I can agree with you on this to an extent. I am grateful to be able to see what I wouldn't have been able to otherwise, and can't claim that my sickness hasn't had its upsides. You're right. However, it begs the question of how much suffering is enough, how much is needed to be able to see and appreciate the good? There are some situations in life where it never ends. It will always be there. Would I thank the Lord for being tortured day upon day until my death so I can better appreciate how beautiful the view is out the window when I've been looking out that window for so long previously? There comes a point when all that needs to be seen can and has been, and all else that comes afterward seems like it's just adding insult to injury.
Maybe God knows how much of a blockhead I am and how often I'm in need of constant reminding, who knows.

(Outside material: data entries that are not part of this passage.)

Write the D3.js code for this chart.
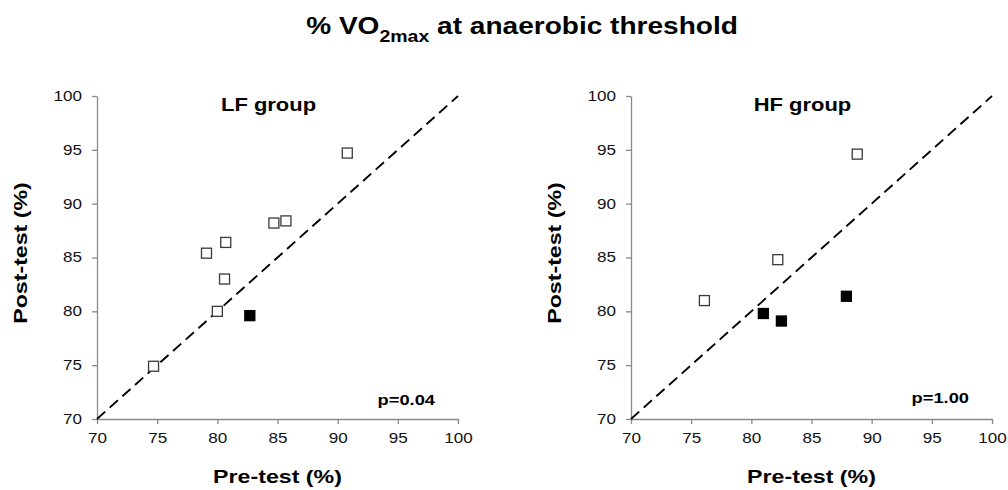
<!DOCTYPE html>
<html>
<head>
<meta charset="utf-8">
<script src="https://cdn.jsdelivr.net/npm/d3@7"></script>
<style>
  body { margin: 0; background: #fff; }
  svg { display: block; font-family: "Liberation Sans", Arial, sans-serif; }
</style>
</head>
<body>
<div id="chart"></div>
<script>
// values (pre-test, post-test)
const lfPre = [74.7, 80.0, 80.6, 80.7, 79.1, 84.7, 85.7, 90.8, 82.7];
const lfPost = [74.9, 80.0, 83.0, 86.4, 85.4, 88.2, 88.4, 94.7, 79.6];
const lfFilled = [false, false, false, false, false, false, false, false, true];

const hfPre = [76.1, 82.2, 88.8, 81.0, 82.5, 87.9];
const hfPost = [81.0, 84.8, 94.6, 79.8, 79.1, 81.4];
const hfFilled = [false, false, false, true, true, true];

const tickValues = [70, 75, 80, 85, 90, 95, 100];
const panels = [
  { name: "LF group", p: "p=0.04", pY: 405, pre: lfPre, post: lfPost, filled: lfFilled, left: 97 },
  { name: "HF group", p: "p=1.00", pY: 403, pre: hfPre, post: hfPost, filled: hfFilled, left: 631 }
];

const width = 1008;
const height = 490;
const plotW = 361;
const plotTop = 96;
const plotBottom = 419;
const stretch = 1.22; // the original text is a bit wide

const svg = d3.select("#chart")
  .append("svg")
  .attr("width", width)
  .attr("height", height);

function addText(parent, x, y, size, rotate) {
  return parent.append("text")
    .attr("transform", `translate(${x}, ${y})${rotate ? " rotate(-90)" : ""} scale(${stretch}, 1)`)
    .attr("font-size", size + "px")
    .attr("font-weight", "bold")
    .attr("fill", "#000");
}

// title with subscript
const title = addText(svg, 522, 34, 23).attr("text-anchor", "middle");
title.append("tspan").text("% VO");
title.append("tspan").attr("font-size", "16px").attr("dy", 8).text("2max");
title.append("tspan").attr("dy", -8).text(" at anaerobic threshold");

panels.forEach((panel) => {
  const x = d3.scaleLinear().domain([70, 100]).range([panel.left, panel.left + plotW]);
  const y = d3.scaleLinear().domain([70, 100]).range([plotBottom, plotTop]);

  const g = svg.append("g");

  const xAxis = g.append("g")
    .attr("transform", `translate(0, ${plotBottom})`)
    .call(d3.axisBottom(x).tickValues(tickValues).tickSize(5).tickSizeOuter(0).tickPadding(9));

  const yAxis = g.append("g")
    .attr("transform", `translate(${panel.left}, 0)`)
    .call(d3.axisLeft(y).tickValues(tickValues).tickSize(5).tickSizeOuter(0));

  [xAxis, yAxis].forEach((ax) => {
    ax.select(".domain").attr("stroke", "#8a8a8a").attr("stroke-width", 1.3);
    ax.selectAll(".tick line").attr("stroke", "#8a8a8a").attr("stroke-width", 1.3);
    ax.selectAll(".tick text")
      .attr("font-size", "14px")
      .attr("fill", "#111")
      .attr("font-family", "Liberation Sans, Arial, sans-serif")
      .attr("transform", `scale(${stretch}, 1)`);
  });
  yAxis.selectAll(".tick text").attr("x", -15 / stretch);

  // identity line
  g.append("line")
    .attr("x1", x(70))
    .attr("y1", y(70))
    .attr("x2", x(100))
    .attr("y2", y(100))
    .attr("stroke", "#000")
    .attr("stroke-width", 1.9)
    .attr("stroke-dasharray", "11,6");

  const pts = panel.pre.map((d, i) => ({ pre: d, post: panel.post[i], filled: panel.filled[i] }));
  const s = 10;
  g.selectAll("rect.pt")
    .data(pts)
    .join("rect")
    .attr("class", "pt")
    .attr("x", (d) => x(d.pre) - s / 2)
    .attr("y", (d) => y(d.post) - s / 2)
    .attr("width", s)
    .attr("height", s)
    .attr("fill", (d) => (d.filled ? "#000" : "#fff"))
    .attr("stroke", (d) => (d.filled ? "#000" : "#3a3a3a"))
    .attr("stroke-width", 1.3);

  addText(g, x(85) - 9, 111, 18).attr("text-anchor", "middle").text(panel.name);

  addText(g, x(100) - 23, panel.pY, 15).attr("text-anchor", "end").text(panel.p);

  addText(g, x(85), 483, 19).attr("text-anchor", "middle").text("Pre-test (%)");

  addText(g, panel.left - 70, 253, 19, true).attr("text-anchor", "middle").text("Post-test (%)");
});
</script>
</body>
</html>
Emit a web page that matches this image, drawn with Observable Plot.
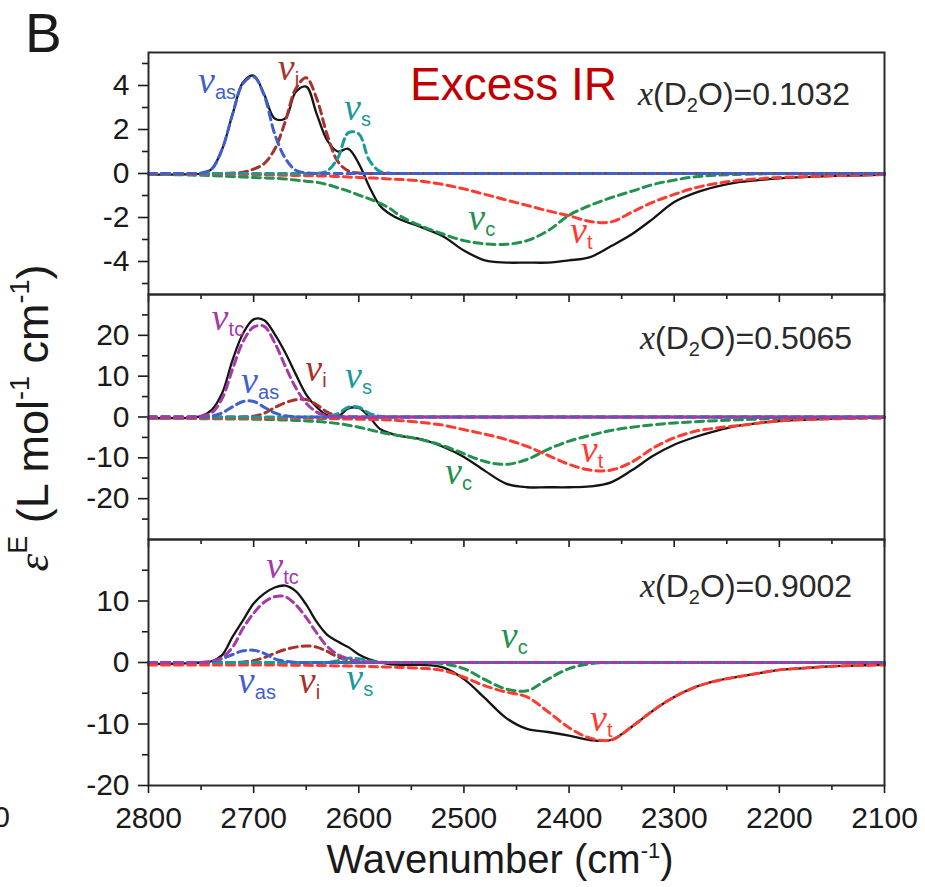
<!DOCTYPE html>
<html><head><meta charset="utf-8">
<script src="https://cdn.jsdelivr.net/npm/d3@7"></script>
<script src="https://cdn.jsdelivr.net/npm/@observablehq/plot@0.6"></script>
<style>
html,body{margin:0;padding:0;background:#fff;}
#root{position:relative;width:925px;height:887px;overflow:hidden;font-family:"Liberation Sans",Arial,sans-serif;}
#root svg{position:absolute;left:0;}
</style></head>
<body><div id="root"></div>
<script>
// ---------- data ----------
const wavenumber = [2800,2780,2760,2750,2740,2730,2720,2710,2700,2690,2680,2670,2660,2650,2640,2630,2620,2610,2600,2590,2580,2570,2560,2540,2520,2500,2480,2460,2440,2420,2400,2380,2360,2340,2320,2300,2280,2260,2240,2220,2200,2180,2160,2140,2120,2100];

// panel 1 : x(D2O)=0.1032
const p1Total = [-0.05,-0.05,-0.03,0,0.2,1.1,2.7,4.15,4.45,3.6,2.5,2.5,3.7,3.95,2.7,1.5,1.0,1.12,0.45,-0.6,-1.45,-1.85,-2.1,-2.45,-2.85,-3.5,-3.95,-4.05,-4.05,-4.05,-3.95,-3.8,-3.3,-2.75,-2.05,-1.3,-0.88,-0.6,-0.4,-0.3,-0.22,-0.17,-0.13,-0.1,-0.08,-0.05];
const p1As = [0,0,0,0.02,0.2,1.1,2.7,4.1,4.4,3.55,1.8,0.7,0.15,0.03,0,0,0,0,0,0,0,0,0,0,0,0,0,0,0,0,0,0,0,0,0,0,0,0,0,0,0,0,0,0,0,0];
const p1I = [0,0,0,0,0,0,0.02,0.06,0.2,0.45,1.1,2.35,3.85,4.35,3.4,1.75,0.55,0.12,0.02,0,0,0,0,0,0,0,0,0,0,0,0,0,0,0,0,0,0,0,0,0,0,0,0,0,0,0];
const p1S = [0,0,0,0,0,0,0,0,0,0,0,0,0,0,0,0.12,0.7,1.85,1.8,0.6,0.1,0.01,0,0,0,0,0,0,0,0,0,0,0,0,0,0,0,0,0,0,0,0,0,0,0,0];
const p1C = [-0.03,-0.05,-0.07,-0.08,-0.1,-0.12,-0.14,-0.16,-0.18,-0.2,-0.22,-0.25,-0.3,-0.35,-0.4,-0.5,-0.65,-0.8,-0.98,-1.15,-1.35,-1.6,-1.95,-2.4,-2.75,-3.05,-3.2,-3.22,-3.05,-2.6,-1.9,-1.45,-1.1,-0.8,-0.5,-0.3,-0.15,-0.08,-0.04,-0.02,-0.01,0,0,0,0,0];
const p1T = [-0.02,-0.02,-0.03,-0.03,-0.03,-0.04,-0.04,-0.05,-0.05,-0.06,-0.07,-0.08,-0.09,-0.1,-0.11,-0.12,-0.14,-0.16,-0.18,-0.2,-0.22,-0.25,-0.27,-0.35,-0.5,-0.7,-0.95,-1.2,-1.45,-1.7,-1.92,-2.18,-2.2,-1.75,-1.3,-0.95,-0.65,-0.45,-0.32,-0.24,-0.18,-0.15,-0.12,-0.09,-0.07,-0.05];

// panel 2 : x(D2O)=0.5065
const p2Total = [-0.3,-0.3,-0.2,0.2,1.7,5.8,14.0,20.5,23.9,23.7,20.3,15.8,10.5,5.5,2.4,0.4,0.1,2.1,2.2,0.0,-2.9,-4.0,-4.7,-5.5,-7.3,-9.8,-13.2,-16.3,-17.2,-17.2,-17.2,-17.0,-16.0,-13.0,-9.5,-6.8,-4.9,-3.4,-2.2,-1.5,-1.0,-0.7,-0.5,-0.35,-0.25,-0.15];
const p2Tc = [0,0,0,0.2,1.0,4.5,11.8,18.5,22.0,22.2,18.2,12.5,7.2,3.4,1.2,0.3,0.05,0,0,0,0,0,0,0,0,0,0,0,0,0,0,0,0,0,0,0,0,0,0,0,0,0,0,0,0,0];
const p2As = [0,0,0,0,0.2,1.0,2.5,3.8,3.8,2.4,1.0,0.3,0.05,0,0,0,0,0,0,0,0,0,0,0,0,0,0,0,0,0,0,0,0,0,0,0,0,0,0,0,0,0,0,0,0,0];
const p2I = [0,0,0,0,0,0,0,0.05,0.2,0.9,2.3,3.5,4.2,4.3,3.0,1.2,0.3,0.05,0,0,0,0,0,0,0,0,0,0,0,0,0,0,0,0,0,0,0,0,0,0,0,0,0,0,0,0];
const p2S = [0,0,0,0,0,0,0,0,0,0,0,0,0,0,0,0.1,0.8,2.4,2.4,0.9,0.2,0.02,0,0,0,0,0,0,0,0,0,0,0,0,0,0,0,0,0,0,0,0,0,0,0,0];
const p2C = [-0.3,-0.3,-0.35,-0.4,-0.4,-0.45,-0.5,-0.5,-0.55,-0.6,-0.65,-0.75,-0.85,-0.95,-1.1,-1.3,-1.6,-2.0,-2.5,-3.1,-3.7,-4.2,-4.6,-5.6,-7.0,-9.0,-10.9,-11.6,-10.4,-7.9,-5.9,-4.5,-3.3,-2.5,-1.9,-1.45,-1.15,-0.9,-0.7,-0.5,-0.35,-0.25,-0.18,-0.12,-0.1,-0.08];
const p2T = [-0.3,-0.3,-0.3,-0.3,-0.3,-0.3,-0.3,-0.3,-0.3,-0.3,-0.3,-0.3,-0.3,-0.32,-0.35,-0.4,-0.45,-0.5,-0.55,-0.6,-0.65,-0.75,-0.9,-1.35,-2.0,-3.1,-4.2,-5.5,-7.2,-9.4,-11.6,-13.0,-13.0,-11.0,-7.6,-5.1,-3.5,-2.7,-2.15,-1.5,-0.95,-0.7,-0.5,-0.4,-0.33,-0.3];

// panel 3 : x(D2O)=0.9002
const p3Total = [-0.2,-0.2,-0.1,0,0.2,1.2,4.2,6.9,9.6,11.2,12.2,12.5,11.6,9.4,6.6,4.5,3.4,2.5,1.3,0.5,0.0,-0.3,-0.4,-0.4,-0.8,-2.7,-5.8,-9.0,-10.8,-11.3,-11.9,-12.6,-12.6,-10.4,-7.8,-5.6,-4.0,-3.0,-2.35,-1.75,-1.2,-0.95,-0.7,-0.55,-0.45,-0.4];
const p3Tc = [0,0,0,0,0.2,0.8,2.5,5.6,8.0,9.8,10.7,10.7,9.4,7.3,4.8,2.6,1.3,0.6,0.2,0.05,0,0,0,0,0,0,0,0,0,0,0,0,0,0,0,0,0,0,0,0,0,0,0,0,0,0];
const p3As = [0,0,0,0,0.1,0.6,1.3,1.9,2.0,1.5,0.6,0.2,0.05,0,0,0,0,0,0,0,0,0,0,0,0,0,0,0,0,0,0,0,0,0,0,0,0,0,0,0,0,0,0,0,0,0];
const p3I = [0,0,0,0,0,0,0,0.1,0.3,0.8,1.5,2.1,2.5,2.7,2.5,1.8,0.9,0.4,0.15,0.05,0,0,0,0,0,0,0,0,0,0,0,0,0,0,0,0,0,0,0,0,0,0,0,0,0,0];
const p3S = [0,0,0,0,0,0,0,0,0,0,0,0,0,0,0,0,0.3,0.7,0.6,0.25,0.05,0,0,0,0,0,0,0,0,0,0,0,0,0,0,0,0,0,0,0,0,0,0,0,0,0];
const p3C = [0,0,0,0,0,0,0,0,0,0,0,0,0,0,0,0,0,0,0,0,0,0,0,0,-0.2,-1.0,-2.8,-4.3,-4.6,-2.7,-1.0,-0.2,0,0,0,0,0,0,0,0,0,0,0,0,0,0];
const p3T = [-0.4,-0.4,-0.4,-0.4,-0.4,-0.4,-0.4,-0.4,-0.4,-0.4,-0.4,-0.45,-0.45,-0.45,-0.5,-0.5,-0.55,-0.55,-0.6,-0.65,-0.7,-0.75,-0.8,-0.95,-1.3,-2.4,-3.8,-4.8,-5.6,-8.0,-10.6,-12.3,-12.6,-10.4,-7.8,-5.6,-4.0,-3.0,-2.35,-1.75,-1.2,-0.95,-0.7,-0.55,-0.45,-0.4];

// tick values
const xMajor = [2800,2700,2600,2500,2400,2300,2200,2100];
const xMinor = [2750,2650,2550,2450,2350,2250,2150];
const y1Major = [-4,-2,0,2,4], y1Minor = [-5,-3,-1,1,3,5];
const y2Major = [-20,-10,0,10,20], y2Minor = [-25,-15,-5,5,15,25];
const y3Major = [-20,-10,0,10], y3Minor = [-15,-5,5,15];

// band labels
const COL = {as:"#3f5fcf", i:"#a8312b", s:"#18999a", c:"#22914d", t:"#ff3b30", tc:"#a43aa8"};
const labels1 = [
  {wn:2753, v:3.64, sub:"as"}, {wn:2677, v:4.23, sub:"i"}, {wn:2614, v:2.41, sub:"s"},
  {wn:2496, v:-2.59, sub:"c"}, {wn:2399, v:-3.18, sub:"t"}];
const labels2 = [
  {wn:2740, v:21.2, sub:"tc"}, {wn:2712, v:5.8, sub:"as"}, {wn:2651, v:8.9, sub:"i"},
  {wn:2613, v:7.0, sub:"s"}, {wn:2518, v:-16.3, sub:"c"}, {wn:2389, v:-11.1, sub:"t"}];
const labels3 = [
  {wn:2688, v:13.8, sub:"tc"}, {wn:2715, v:-5.0, sub:"as"}, {wn:2657, v:-4.9, sub:"i"},
  {wn:2612, v:-4.55, sub:"s"}, {wn:2465, v:2.3, sub:"c"}, {wn:2380, v:-11.1, sub:"t"}];

// ---------- drawing ----------
const rows = arr => wavenumber.map((wn, i) => ({wn, v: arr[i]}));
const root = document.getElementById("root");

function panel({top, height, marginTop, marginBottom, yDomain, yMajor, yMinor, total, comps, labels, xLabels}) {
  const marks = [
    Plot.axisY(yMajor, {anchor:"left", tickSize:10, tickPadding:9, tickFormat:d => String(d), label:null, strokeWidth:1.6}),
    Plot.axisY(yMinor, {anchor:"left", tickSize:6, tickFormat:() => "", label:null, strokeWidth:1.6}),
    Plot.axisX(xMajor, {anchor:"bottom", tickSize:8, tickPadding:13, tickFormat: xLabels ? (d => String(d)) : (() => ""), label:null, strokeWidth:1.6}),
    Plot.axisX(xMinor, {anchor:"bottom", tickSize:5, tickFormat:() => "", label:null, strokeWidth:1.6}),
    Plot.line(rows(total), {x:"wn", y:"v", stroke:"#141414", strokeWidth:2.3, curve:"catmull-rom"}),
    ...comps.map(([arr, key]) => Plot.line(rows(arr), {x:"wn", y:"v", stroke:COL[key], strokeWidth:3, strokeDasharray:"8,5", curve:"catmull-rom"})),
    Plot.text(labels, {x:"wn", y:"v", text:() => "ν", fill:d => COL[d.sub], textAnchor:"start", lineAnchor:"bottom", fontFamily:"Liberation Serif, serif", fontStyle:"italic", fontSize:38}),
    Plot.text(labels, {x:"wn", y:"v", text:"sub", fill:d => COL[d.sub], textAnchor:"start", lineAnchor:"bottom", dx:17, dy:6, fontSize:20}),
    Plot.frame({stroke:"#2a2a2a", strokeWidth:2})
  ];
  const svg = Plot.plot({
    width:925, height, marginLeft:148, marginRight:41, marginTop, marginBottom,
    x:{domain:[2800,2100]}, y:{domain:yDomain}, color:{type:"identity"},
    style:{background:"transparent", overflow:"visible", fontFamily:"Liberation Sans, Arial, sans-serif", fontSize:"30px", color:"#1a1a1a"},
    marks
  });
  svg.style.top = top + "px";
  root.appendChild(svg);
}

panel({top:0, height:294, marginTop:52, marginBottom:0, yDomain:[-5.5,5.5], yMajor:y1Major, yMinor:y1Minor,
  total:p1Total, comps:[[p1C,"c"],[p1T,"t"],[p1I,"i"],[p1S,"s"],[p1As,"as"]], labels:labels1, xLabels:false});
panel({top:294, height:245, marginTop:0, marginBottom:0, yDomain:[-30,30], yMajor:y2Major, yMinor:y2Minor,
  total:p2Total, comps:[[p2C,"c"],[p2T,"t"],[p2I,"i"],[p2S,"s"],[p2As,"as"],[p2Tc,"tc"]], labels:labels2, xLabels:false});
panel({top:539, height:348, marginTop:0, marginBottom:102, yDomain:[-20,20], yMajor:y3Major, yMinor:y3Minor,
  total:p3Total, comps:[[p3C,"c"],[p3T,"t"],[p3I,"i"],[p3S,"s"],[p3As,"as"],[p3Tc,"tc"]], labels:labels3, xLabels:true});

// ---------- annotations ----------
const ov = d3.select(root).append("svg").attr("width",925).attr("height",887)
  .style("top","0px").style("font-family","Liberation Sans, Arial, sans-serif").style("fill","#1a1a1a");
ov.append("text").attr("x",25).attr("y",52).attr("font-size",55).text("B");
ov.append("text").attr("x",410).attr("y",100).attr("font-size",46).attr("fill","#c00000").text("Excess IR");
const fracs = [["0.1032",638,105],["0.5065",640,349],["0.9002",640,597]];
for (const [val, x, y] of fracs) {
  const t = ov.append("text").attr("x",x).attr("y",y).attr("font-size",32).attr("fill","#2a2a2a");
  t.append("tspan").attr("font-family","Liberation Serif, serif").attr("font-style","italic").attr("font-size",34).text("x");
  t.append("tspan").text("(D");
  t.append("tspan").attr("font-size",20).attr("dy",7).text("2");
  t.append("tspan").attr("dy",-7).text("O)=" + val);
}
const xt = ov.append("text").attr("x",500).attr("y",873).attr("text-anchor","middle").attr("font-size",40);
xt.append("tspan").text("Wavenumber (cm");
xt.append("tspan").attr("font-size",22).attr("dy",-15).text("-1");
xt.append("tspan").attr("dy",15).text(")");
const yt = ov.append("text").attr("transform","translate(48,418) rotate(-90)").attr("text-anchor","middle").attr("font-size",45);
yt.append("tspan").attr("font-family","Liberation Serif, serif").attr("font-style","italic").text("ε");
yt.append("tspan").attr("font-size",27).attr("dy",-21).text("E");
yt.append("tspan").attr("dy",21).text(" (L mol");
yt.append("tspan").attr("font-size",27).attr("dy",-19).text("-1");
yt.append("tspan").attr("dy",19).text(" cm");
yt.append("tspan").attr("font-size",27).attr("dy",-19).text("-1");
yt.append("tspan").attr("dy",19).text(")");
ov.append("text").attr("x",10).attr("y",827).attr("text-anchor","end").attr("font-size",30).text("2100");
</script>
</body></html>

I intend to inquire about this if we meet up for coffee at some point.
Rekunta
I know what you're saying. And, to be honest, I don't really have a good answer to the question of those whose suffering never ends until the day they die. But, on the other hand, one thing that I've always found interesting is that the places where people tend to suffer the most of all in the world also tend to be the places that have the highest rates of religious belief. Of course, those places also have certain things that do tend to correlate to a heightened level of religious belief, such as poverty and a lack of education.
But even so, it's always kind of struck me regarding how resilient the human spirit tends to be - sometimes even when people have absolutely no rational source of hope whatsoever, they are still hopeful even so. And sometimes when a person might be completely justified in cursing God for all that's wrong in their lives, they're thanking him for all that they see as right instead. It sometimes makes me wonder whether it's really God whom we ought to fault for an existence we perceive as miserable, or if it's ourselves instead. I used to hate the fact that I couldn't get a girlfriend. Today, however, I'm happy. Did I get a girlfriend? No - I just stopped caring about the lack of a girlfriend, and I found other things in life which keep me busy and happy. Studies have shown that humans tend to massively overestimate the lasting positive effects that something new will bring, anyway - and also that we tend to massively overestimate the lasting negative effects that something bad will bring, too.
There's also the issue of love and happiness as a whole, too - and I don't mean momentary pleasure, but rather the lasting sense of contentment in life that seems utterly removed and unrelated to anything that would better enable one to survive in life. I've often wondered why love and happiness exist, really. One could refer to the evolutionary benefits that they provide, regarding the way in which to a certain extent happiness provides stimuli that tell us what is and is not good for our survival, and the way in which love makes two people stay together in order to provide a framework in which offspring can thrive. But love and happiness in this world seem to go far beyond those basic evolutionary benefits, really. Two people who love each other may never even want children at all, and can often stay together long, long after the period of child-rearing has passed. And surely, all that is required for survival are momentary bouts of either pain or pleasure that indicate either good or bad for survival, not prolonged periods of contentment and joy for no reason other than that one exists.
It's for this reason that I feel as though love and happiness in the form described are, in short, positive phenomena in the world whose existence defies, in my view, a simple naturalistic explanation that attempts to portray them as simply naturally acquired products of evolution whose "purpose" (if one wishes to call it that) is only to enable us to better survive and reproduce. One of my favorite declarations about God is that God is love - to me, this does not simply mean that God is a loving entity, but rather that when we experience true, unconditional love, we are quite literally experiencing God. Hence the additional declaration that anyone who loves knows God. I find that a very beautiful thought.